As the lead developer of the web-based version of a voice trading system used world-wide by some of the largest financial organizations, I have learned one or two things about web-based VoIP applications. When we designed our trading application, web-based VoIP was not ready for the 99% reliability and quality demanded for financial transactions. We therefore decided to keep the voice on a regular telephone (POTS) and used the web browser to handle the real-time signaling and associated data using a push method called pushlet.
My work on the Red5 plugin for Openfire is a personal attempt to investigate alternative communication technologies and get involved in the open source community. I could not have picked a better place than the Igniterealtime community. It will be interesting to see what happens when Adobe release their own VoIP enabled Flash client, but until then Flash and Red5 in my opinion is still the best way to do web-based VoIP applications.
The telephone landscape is changing. It’s less about exclusive voice communication and more about real-time collaboration where voice is just one of the many communication channels used to do effective collaboration. I believe presence is a very important ingredient that brings intelligence to finding the right channel to communicate with one or many contacts in real time. This is a vision that I share with Jive Software and that why I endorse and work with Openfire on a personal basis. The plugin approach on both server and client is a very smart idea and has enabled me to integrate Flash and Red5 with Spark and Openfire with little or no effort. Implementing HTTP-binding in Openfire was icing on the cake and enabled me to add audio and video to a web-based client like JWChat with relative ease.
This brings me to the purpose of this blog.
At the moment, Spark users get a choice of SIP, Jingle and Red5 for voice. These features enable Spark to make calls to SIP phones, XMPP users and web-based XMPP users. SparkWeb does not do VOIP yet, but that will change when Jingle supports a web-compatible transport.
Web-based XMPP users could not call SIP phones until now.
I have designed a gateway (audio bridge) which converts red5 calls to and from SIP. I have now implemented a version for Windows XP/2k3 using Asteriskwin32. The basic engine is an ActiveX component written in Visual Basic and the source code is open. To solve the problem of transcoding the proprietary Nellymoser codec to SIP, I have used 8 pairs of virtual soundcards provided by a commercial product called VAC (Virtual Audio cable). It is very popular and has been used on other projects to bridge Skype for example.

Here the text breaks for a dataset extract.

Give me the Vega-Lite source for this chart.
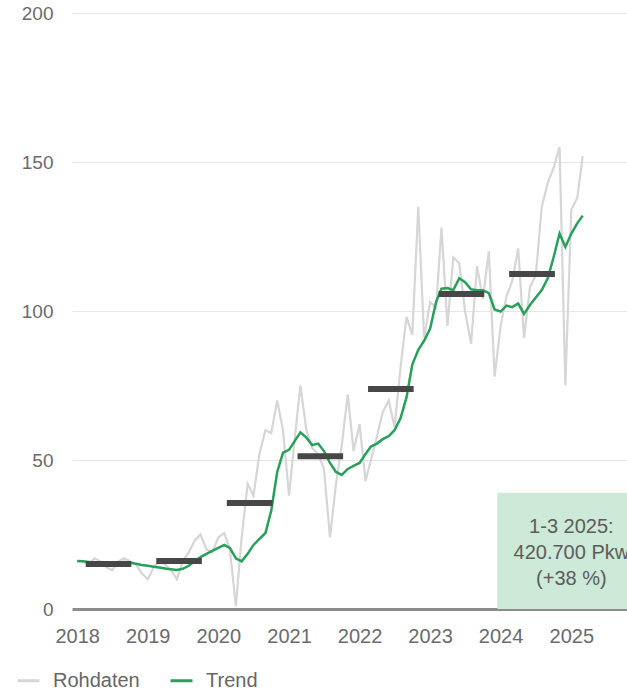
{
  "$schema": "https://vega.github.io/schema/vega-lite/v6.json",
  "width": 555,
  "height": 596,
  "autosize": {"type": "none"},
  "padding": {"left": 72, "top": 13, "right": 0, "bottom": 83},
  "background": "white",
  "config": {
    "view": {"stroke": null},
    "font": "Liberation Sans",
    "axis": {"labelFont": "Liberation Sans", "labelFontSize": 19, "labelColor": "#6b6b6b", "ticks": false, "title": null},
    "axisX": {"domainColor": "#8c8c8c", "domainWidth": 3, "grid": false, "labelPadding": 17, "labelFontSize": 20, "zindex": 1},
    "axisY": {"domain": false, "gridColor": "#e6e6e6", "gridWidth": 1, "labelPadding": 19}
  },
  "datasets": {
    "monthly": [
      {"month": "2018-01-01", "raw": 16, "trend": 16.1},
      {"month": "2018-02-01", "raw": 16, "trend": 16.0},
      {"month": "2018-03-01", "raw": 15, "trend": 15.8},
      {"month": "2018-04-01", "raw": 17, "trend": 15.6},
      {"month": "2018-05-01", "raw": 16, "trend": 15.5},
      {"month": "2018-06-01", "raw": 14, "trend": 15.6},
      {"month": "2018-07-01", "raw": 13, "trend": 15.5},
      {"month": "2018-08-01", "raw": 16, "trend": 15.6},
      {"month": "2018-09-01", "raw": 17, "trend": 15.8},
      {"month": "2018-10-01", "raw": 16, "trend": 15.5},
      {"month": "2018-11-01", "raw": 15, "trend": 15.2},
      {"month": "2018-12-01", "raw": 12, "trend": 14.8},
      {"month": "2019-01-01", "raw": 10, "trend": 14.5},
      {"month": "2019-02-01", "raw": 14, "trend": 14.2},
      {"month": "2019-03-01", "raw": 16, "trend": 13.9},
      {"month": "2019-04-01", "raw": 15, "trend": 13.6},
      {"month": "2019-05-01", "raw": 13, "trend": 13.3},
      {"month": "2019-06-01", "raw": 10, "trend": 13.1},
      {"month": "2019-07-01", "raw": 16, "trend": 13.5},
      {"month": "2019-08-01", "raw": 19, "trend": 14.5},
      {"month": "2019-09-01", "raw": 23, "trend": 16},
      {"month": "2019-10-01", "raw": 25, "trend": 17.4},
      {"month": "2019-11-01", "raw": 20, "trend": 18.5},
      {"month": "2019-12-01", "raw": 19, "trend": 19.5},
      {"month": "2020-01-01", "raw": 24, "trend": 20.5},
      {"month": "2020-02-01", "raw": 25.5, "trend": 21.5},
      {"month": "2020-03-01", "raw": 20, "trend": 20.5},
      {"month": "2020-04-01", "raw": 1, "trend": 17},
      {"month": "2020-05-01", "raw": 24, "trend": 16},
      {"month": "2020-06-01", "raw": 42, "trend": 18.5},
      {"month": "2020-07-01", "raw": 38, "trend": 21.5},
      {"month": "2020-08-01", "raw": 52, "trend": 23.5},
      {"month": "2020-09-01", "raw": 60, "trend": 25.5},
      {"month": "2020-10-01", "raw": 59, "trend": 33},
      {"month": "2020-11-01", "raw": 70, "trend": 46},
      {"month": "2020-12-01", "raw": 60, "trend": 52.5},
      {"month": "2021-01-01", "raw": 38, "trend": 53.4},
      {"month": "2021-02-01", "raw": 58, "trend": 56.5},
      {"month": "2021-03-01", "raw": 75, "trend": 59.3},
      {"month": "2021-04-01", "raw": 60, "trend": 57.5},
      {"month": "2021-05-01", "raw": 54, "trend": 55},
      {"month": "2021-06-01", "raw": 52, "trend": 55.5},
      {"month": "2021-07-01", "raw": 47, "trend": 53},
      {"month": "2021-08-01", "raw": 24, "trend": 49},
      {"month": "2021-09-01", "raw": 42, "trend": 46},
      {"month": "2021-10-01", "raw": 55, "trend": 45},
      {"month": "2021-11-01", "raw": 72, "trend": 47},
      {"month": "2021-12-01", "raw": 53, "trend": 48},
      {"month": "2022-01-01", "raw": 62, "trend": 49},
      {"month": "2022-02-01", "raw": 43, "trend": 52},
      {"month": "2022-03-01", "raw": 50, "trend": 54.5},
      {"month": "2022-04-01", "raw": 58, "trend": 55.5},
      {"month": "2022-05-01", "raw": 66, "trend": 57},
      {"month": "2022-06-01", "raw": 70, "trend": 58},
      {"month": "2022-07-01", "raw": 61, "trend": 60},
      {"month": "2022-08-01", "raw": 81, "trend": 64},
      {"month": "2022-09-01", "raw": 98, "trend": 71},
      {"month": "2022-10-01", "raw": 92, "trend": 82},
      {"month": "2022-11-01", "raw": 135, "trend": 87},
      {"month": "2022-12-01", "raw": 91, "trend": 90},
      {"month": "2023-01-01", "raw": 103, "trend": 94},
      {"month": "2023-02-01", "raw": 101, "trend": 103},
      {"month": "2023-03-01", "raw": 128, "trend": 107.5},
      {"month": "2023-04-01", "raw": 95, "trend": 107.7},
      {"month": "2023-05-01", "raw": 118, "trend": 107},
      {"month": "2023-06-01", "raw": 116, "trend": 111},
      {"month": "2023-07-01", "raw": 100, "trend": 109.7},
      {"month": "2023-08-01", "raw": 89, "trend": 107.3},
      {"month": "2023-09-01", "raw": 115, "trend": 107},
      {"month": "2023-10-01", "raw": 104, "trend": 107},
      {"month": "2023-11-01", "raw": 120, "trend": 106},
      {"month": "2023-12-01", "raw": 78, "trend": 100.5},
      {"month": "2024-01-01", "raw": 95, "trend": 99.8},
      {"month": "2024-02-01", "raw": 105, "trend": 101.8},
      {"month": "2024-03-01", "raw": 110, "trend": 101.3},
      {"month": "2024-04-01", "raw": 121, "trend": 102.5},
      {"month": "2024-05-01", "raw": 91, "trend": 99},
      {"month": "2024-06-01", "raw": 108, "trend": 102},
      {"month": "2024-07-01", "raw": 112, "trend": 104.5},
      {"month": "2024-08-01", "raw": 135, "trend": 107},
      {"month": "2024-09-01", "raw": 143, "trend": 111},
      {"month": "2024-10-01", "raw": 148, "trend": 118},
      {"month": "2024-11-01", "raw": 155, "trend": 126},
      {"month": "2024-12-01", "raw": 75, "trend": 121.5},
      {"month": "2025-01-01", "raw": 134, "trend": 126},
      {"month": "2025-02-01", "raw": 138, "trend": 129.5},
      {"month": "2025-03-01", "raw": 152, "trend": 132}
    ],
    "yearly": [
      {"year": 2018, "start": "2018-02-14", "end": "2018-10-08", "avg": 15.1},
      {"year": 2019, "start": "2019-02-14", "end": "2019-10-08", "avg": 16.1},
      {"year": 2020, "start": "2020-02-14", "end": "2020-10-08", "avg": 35.6},
      {"year": 2021, "start": "2021-02-14", "end": "2021-10-08", "avg": 51.3},
      {"year": 2022, "start": "2022-02-14", "end": "2022-10-08", "avg": 73.8},
      {"year": 2023, "start": "2023-02-14", "end": "2023-10-08", "avg": 105.7},
      {"year": 2024, "start": "2024-02-14", "end": "2024-10-08", "avg": 112.4}
    ],
    "note": [
      {"from": "2023-12-15", "to": "2026-12-31", "top": 39, "mid": "2025-01-01", "labelY": 27.5, "label": ["1-3 2025:", "420.700 Pkw", "(+38 %)"]}
    ]
  },
  "layer": [
    {
      "data": {"name": "note"},
      "mark": {"type": "rect", "color": "#cde9d7", "clip": true},
      "encoding": {
        "x": {"field": "from", "type": "temporal", "scale": {"type": "utc", "domain": [{"year": 2017, "month": 12, "date": 5, "utc": true}, {"year": 2025, "month": 10, "date": 16, "utc": true}]}},
        "x2": {"field": "to"},
        "y": {"field": "top", "type": "quantitative", "scale": {"domain": [0, 200]}},
        "y2": {"datum": 0}
      }
    },
    {
      "data": {"name": "monthly"},
      "mark": {"type": "line", "strokeWidth": 2.2, "clip": true},
      "encoding": {
        "x": {"field": "month", "type": "temporal", "scale": {"type": "utc", "domain": [{"year": 2017, "month": 12, "date": 5, "utc": true}, {"year": 2025, "month": 10, "date": 16, "utc": true}]},
          "axis": {"format": "%Y", "values": [{"year": 2018, "utc": true}, {"year": 2019, "utc": true}, {"year": 2020, "utc": true}, {"year": 2021, "utc": true}, {"year": 2022, "utc": true}, {"year": 2023, "utc": true}, {"year": 2024, "utc": true}, {"year": 2025, "utc": true}]}},
        "y": {"field": "raw", "type": "quantitative", "scale": {"domain": [0, 200]}, "axis": {"values": [0, 50, 100, 150, 200]}},
        "color": {"datum": "Rohdaten", "type": "nominal",
          "scale": {"domain": ["Rohdaten", "Trend"], "range": ["#d6d6d6", "#27a05b"]},
          "legend": {"orient": "none", "legendX": -56, "legendY": 655, "direction": "horizontal", "title": null, "symbolType": "stroke", "symbolSize": 484, "symbolStrokeWidth": 3, "labelFontSize": 20, "labelFont": "Liberation Sans", "labelColor": "#666666", "labelOffset": 12, "columnPadding": 24, "padding": 0}}
      }
    },
    {
      "data": {"name": "monthly"},
      "mark": {"type": "line", "strokeWidth": 2.5, "clip": true},
      "encoding": {
        "x": {"field": "month", "type": "temporal", "scale": {"type": "utc", "domain": [{"year": 2017, "month": 12, "date": 5, "utc": true}, {"year": 2025, "month": 10, "date": 16, "utc": true}]}},
        "y": {"field": "trend", "type": "quantitative", "scale": {"domain": [0, 200]}},
        "color": {"datum": "Trend", "type": "nominal"}
      }
    },
    {
      "data": {"name": "yearly"},
      "mark": {"type": "rule", "strokeWidth": 6, "color": "#474747", "strokeCap": "butt"},
      "encoding": {
        "x": {"field": "start", "type": "temporal", "scale": {"type": "utc", "domain": [{"year": 2017, "month": 12, "date": 5, "utc": true}, {"year": 2025, "month": 10, "date": 16, "utc": true}]}},
        "x2": {"field": "end"},
        "y": {"field": "avg", "type": "quantitative", "scale": {"domain": [0, 200]}}
      }
    },
    {
      "data": {"name": "note"},
      "mark": {"type": "text", "font": "Liberation Sans", "fontSize": 20, "color": "#5c5c5c", "align": "center", "baseline": "middle", "lineHeight": 26, "clip": true},
      "encoding": {
        "x": {"field": "mid", "type": "temporal", "scale": {"type": "utc", "domain": [{"year": 2017, "month": 12, "date": 5, "utc": true}, {"year": 2025, "month": 10, "date": 16, "utc": true}]}},
        "y": {"field": "labelY", "type": "quantitative", "scale": {"domain": [0, 200]}},
        "text": {"field": "label"}
      }
    }
  ]
}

I now have tight integration between Openfire, Red5 and Asterisk and this has lead to a new version of the Red5 plugin which can control the red5Gateway and implement some interesting ideas. For example, the gateway makes it possible to make every user and group JID become a public SIP address. The gateway will route and convert all SIP calls for user@domain.com to a red5 call. In reverse, if you make a Red5 call to an extension nnnnnn, the gateway will convert it to SIP and pass it on to your configured SIP service provider to route. In the case of group@example, Asterisk is used to hold the caller in a queue while every group member is called until someone answers.
Red5 gateway support is disabled by default on the Red5 plugin, as it is an optional component and is not part of the red5.war file. I am in the process of creating a hosted server to demo it over the next few weeks. If your Openfire runs on Windows and you are interested in trying it before then, send me an email and I will send you the link and documentation as soon as I finish writing it.
In the meantime, enjoy the latest version of the red5 plugin 0.0.7 which is now compatible with Openfire 3.3.0 and Spark 2.5.1. It has the latest Red5 server code: 0.6RC3. I tried to downgrade it to java5, but it was incompatible with Openfire, so I gave up trying :(. I have added support for viewing vcard avatars. I will add the ability to upload images in the next release so you will need Spark to upload the photographs/images for now. As I use jwchat5 myself, I have made the chat UI much like Pandion style, which I like. I only got one bug report from the previous release and have fixed it.
A big thanks to everyone at Igniterealtime, especially the folks at Jive who have added Red5 support duties to their already busy day jobs.
As always, all feedback positive or negative helps to motivate an open-source development and influence product design. The current version 0.0.7 is still far from 1.0.0, so please keep the comments coming.